I already heard some of these specs on a news program's coverage of The Sphere. I turned to it in the middle of the segment, so I didn't know what they were talking about. The numbers were so mind-blowing that it immediately caught my attention.
This is one of the first times I've heard of something in Vegas I think I actually want to see.
They each rely on a collection of 27 nodes, each streaming at 4K through Hitachi Vantara's software, with a whopping 4 Petabytes (1 Petabyte = 1000 TB) of flash memory capable of 400 GB/s speeds.
IMO, it's more interesting to consider the specs of the individual nodes. So, 4 PB = 148 TB per node. That works out to about 4.6 * 32 GB datacenter SSDs per node, which is very plausible.
The data rate works out to 14.8 GB/s, so they're definitely using a RAID of some sort. While the fastest PCIe 5.0 client SSDs can basically hit that, I doubt they can reliably
sustain those speeds.
I do wonder what data rate they're actually using. If we consider storing an hour of footage in 148 TB, it works out to 41.1 GB/s. Now, I know they can rotate between different shows, so probably the storage capacity should hold more like 3 or 5 hours of footage, but that's still an astonishingly high data rate for compressed video - even at 4k.
A raw 4k frame @ 4:4:4 and 16 bits per channel is only 49.7 MB. So, that's about 3 GB/s at 60 fps. 148 TB would let you store 13.78 hours at 60 fps. If we double the frame rate to 120 fps (which makes sense, if you imagine their display panels probably reuse some circuitry from commodity OLED TVs), then we end up with 6.9 hours of storage capacity, which is roughly where I expect it would be.
Huh. So, they're really storing
uncompressed video on these nodes? I wonder why. Sure, the simpler your data path, the fewer things can go wrong, but talk about brute force...
I've heard digital cinema uses MJPEG or JPEG 2000. The reason probably being that an error in the datastream would only cause a glitch to occur in part of a single frame, rather than affecting the rest of the GOP. Also, no chance of motion artifacts.
Full 4:4:4 chroma subsampling is also used, and reportedly, the displays can achieve a latency of around five milliseconds or less.
I wonder if they even use YUV. For 4:4:4, you could just encode RGB and even avoid the colorspace transform when displaying.

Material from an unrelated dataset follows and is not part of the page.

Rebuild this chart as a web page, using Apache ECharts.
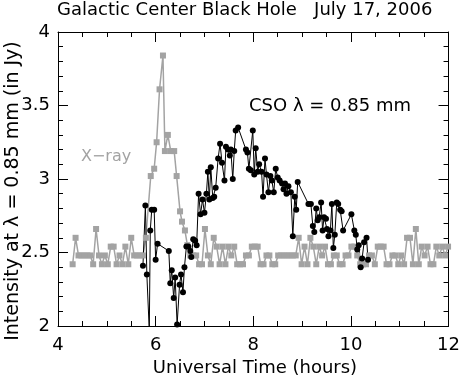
<!DOCTYPE html>
<html>
<head>
<meta charset="utf-8">
<script src="https://cdn.jsdelivr.net/npm/echarts@6/dist/echarts.min.js"></script>
<style>
html,body{margin:0;padding:0;background:#fff;}
#chart{width:463px;height:379px;}
</style>
</head>
<body>
<div id="chart"></div>
<script>
// X-ray (grey squares)
const xrayTime = [4.30,4.36,4.42,4.48,4.54,4.60,4.66,4.72,4.78,4.84,4.90,4.96,5.02,5.08,5.14,5.20,5.26,5.32,5.38,5.44,5.50,5.56,5.62,5.68,5.74,5.80,
  5.90,5.97,6.02,6.08,6.15,6.19,6.25,6.31,6.38,6.43,6.50,6.54,6.60,6.65,6.71,
  6.77,6.83,6.89,6.95,7.01,7.07,7.13,7.19,7.25,7.31,7.37,7.43,7.49,7.55,7.61,7.67,7.73,7.79,7.85,7.91,7.97,
  8.03,8.09,8.15,8.21,8.27,8.33,8.39,8.45,8.51,8.57,8.63,8.69,8.75,8.81,8.87,8.93,8.99,
  9.05,9.11,9.17,9.23,9.29,9.35,9.41,9.47,9.53,9.59,9.65,9.71,9.77,9.83,9.89,9.95,
  10.01,10.07,10.13,10.19,10.25,10.31,10.37,10.43,10.49,10.55,10.61,10.67,10.73,10.79,10.85,10.91,10.97,
  11.03,11.09,11.15,11.21,11.27,11.33,11.39,11.45,11.51,11.57,11.63,11.69,11.75,11.81,11.87,11.93,11.99];
const xrayValue = [2.42,2.60,2.48,2.48,2.48,2.48,2.48,2.42,2.66,2.48,2.42,2.48,2.42,2.54,2.54,2.42,2.48,2.42,2.54,2.42,2.60,2.48,2.48,2.48,2.48,2.60,
  3.02,3.07,3.25,3.61,3.84,3.19,3.30,3.19,3.19,3.02,2.78,2.71,2.65,2.55,2.48,
  2.48,2.48,2.42,2.42,2.66,2.48,2.42,2.60,2.54,2.42,2.54,2.42,2.54,2.48,2.54,2.42,2.42,2.42,2.48,2.48,2.54,
  2.54,2.54,2.42,2.42,2.48,2.48,2.42,2.42,2.48,2.48,2.48,2.48,2.48,2.48,2.48,2.60,2.42,
  2.54,2.42,2.60,2.54,2.42,2.54,2.48,2.54,2.42,2.42,2.48,2.48,2.42,2.42,2.48,2.48,
  2.54,2.54,2.48,2.42,2.42,2.42,2.48,2.48,2.42,2.54,2.54,2.54,2.42,2.42,2.48,2.48,2.42,
  2.48,2.42,2.60,2.60,2.42,2.66,2.42,2.54,2.48,2.54,2.42,2.42,2.54,2.48,2.54,2.48,2.54];

// CSO 0.85 mm (black circles)
const csoTime = [5.74,5.79,5.82,5.87,5.89,5.92,5.97,6.00,6.04,6.27,
  6.30,6.33,6.37,6.40,6.44,6.49,6.52,6.56,6.59,6.63,
  6.67,6.71,6.73,6.77,6.81,6.84,6.88,6.92,6.96,7.00,
  7.04,7.07,7.10,7.13,7.17,7.20,7.23,7.28,7.32,7.36,
  7.41,7.44,7.48,7.52,7.54,7.58,7.61,7.64,7.69,7.85,
  7.88,7.91,7.95,7.99,8.02,8.05,8.09,8.12,8.17,8.20,
  8.24,8.27,8.31,8.35,8.38,8.42,8.46,8.50,8.54,8.59,
  8.62,8.65,8.68,8.72,8.77,8.81,8.85,8.88,8.91,9.13,
  9.18,9.22,9.25,9.29,9.32,9.35,9.39,9.42,9.45,9.49,
  9.51,9.54,9.58,9.61,9.64,9.67,9.71,9.74,9.78,9.81,
  9.84,10.01,10.07,10.10,10.13,10.16,10.20,10.23,10.27,10.32,
  10.35];
const csoValue = [2.41,2.82,2.35,1.97,2.65,2.79,2.79,2.45,2.56,2.51,
  2.29,2.38,2.19,2.33,2.01,2.28,2.35,2.23,2.40,2.54,
  2.54,2.51,2.47,2.59,2.58,2.55,2.90,2.76,2.86,2.77,
  2.90,3.05,2.86,3.08,2.87,2.88,2.94,3.14,3.24,3.11,
  2.99,3.22,3.20,3.16,3.20,3.00,3.19,3.33,3.35,3.20,
  3.18,3.07,3.06,3.33,3.03,3.21,3.05,3.10,3.05,2.88,
  3.14,3.03,2.91,3.02,2.99,2.91,3.07,3.01,2.99,2.97,
  2.93,2.97,2.90,2.95,2.91,2.61,2.88,2.79,2.98,2.83,
  2.83,2.68,2.64,2.80,2.72,2.74,2.84,2.65,2.74,2.73,
  2.66,2.61,2.65,2.83,2.53,2.62,2.84,2.83,2.79,2.78,
  2.65,2.76,2.65,2.62,2.52,2.55,2.40,2.46,2.57,2.60,
  2.45];

const xTicks = [4, 6, 8, 10, 12];
const yTicks = [2, 2.5, 3, 3.5, 4];

const FONT = 'DejaVu Sans';
const chart = echarts.init(document.getElementById('chart'));
const axisCommon = {
  axisLine: {show: true, lineStyle: {color: '#000', width: 1}},
  axisTick: {show: true, inside: true, length: 10, lineStyle: {color: '#000', width: 1}},
  minorTick: {show: true, length: 5, lineStyle: {color: '#000', width: 1}},
  splitLine: {show: false}
};
const xAx = (pos, showLabel) => Object.assign({
  type: 'value', position: pos, min: xTicks[0], max: xTicks[xTicks.length - 1], interval: 2,
  axisLabel: {show: showLabel, color: '#000', fontFamily: FONT, fontSize: 18, margin: 10},
}, axisCommon, {minorTick: Object.assign({}, axisCommon.minorTick, {splitNumber: 4})});
const yAx = (pos, showLabel) => Object.assign({
  type: 'value', position: pos, min: yTicks[0], max: yTicks[yTicks.length - 1], interval: 0.5,
  axisLabel: {show: showLabel, color: '#000', fontFamily: FONT, fontSize: 18, margin: 8},
}, axisCommon, {minorTick: Object.assign({}, axisCommon.minorTick, {splitNumber: 5})});

chart.setOption({
  animation: false,
  backgroundColor: '#fff',
  grid: {left: 58, right: 11, top: 32, bottom: 53, containLabel: false},
  xAxis: [xAx('bottom', true), xAx('top', false)],
  yAxis: [yAx('left', true), yAx('right', false)],
  series: [
    {
      name: 'X-ray', type: 'line', xAxisIndex: 0, yAxisIndex: 0,
      data: xrayTime.map((t, i) => [t, xrayValue[i]]),
      symbol: 'rect', symbolSize: 6,
      itemStyle: {color: '#a3a3a3'},
      lineStyle: {color: '#a3a3a3', width: 1.5},
      clip: true
    },
    {
      name: 'CSO', type: 'line', xAxisIndex: 0, yAxisIndex: 0,
      data: csoTime.map((t, i) => [t, csoValue[i]]),
      symbol: 'circle', symbolSize: 6,
      itemStyle: {color: '#000'},
      lineStyle: {color: '#000', width: 1},
      clip: true
    }
  ],
  graphic: [
    {type: 'text', left: 57, top: 1, style: {text: 'Galactic Center Black Hole   July 17, 2006', fill: '#000', font: '18px "DejaVu Sans"'}},
    {type: 'text', x: 255, y: 368, style: {text: 'Universal Time (hours)', fill: '#000', font: '18px "DejaVu Sans"', textAlign: 'center', textVerticalAlign: 'middle'}},
    {type: 'text', x: 13, y: 191, rotation: Math.PI / 2, style: {text: 'Intensity at λ = 0.85 mm (in Jy)', fill: '#000', font: '19px "DejaVu Sans"', textAlign: 'center', textVerticalAlign: 'middle'}},
    {type: 'text', x: 330, y: 106, style: {text: 'CSO λ = 0.85 mm', fill: '#000', font: '18px "DejaVu Sans"', textAlign: 'center', textVerticalAlign: 'middle'}},
    {type: 'text', x: 81, y: 157, style: {text: 'X−ray', fill: '#a3a3a3', font: '16px "DejaVu Sans"', textAlign: 'left', textVerticalAlign: 'middle'}}
  ]
});
</script>
</body>
</html>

I also wonder a little bit how they keep the playback machines & displays synchronized. For the machines, I'd guess NTP at a high polling rate? I think synchronization at about 1 ms should be adequate, though not excessive if you consider the amount that an image can move during rapid pans (having poor synchronization would result in tearing). As for the displays, "Gen-lock" is nothing new... it dates back to the era when TV stations would switch between analog feeds, and you needed each signal source to be at the same v-sync to avoid glitches. I've even seen it listed as a feature on some Nvidia Quadro cards, a while back.
Last among my questions is what OS they're running. I'd guess probably Linux with "RT" patch set. That's what I'd use, any way. We should also consider that they're utilizing a Hitachi storage solution targeted at a much larger application domain, which I doubt supports true RTOS', nor do I expect it'd be worth porting to one.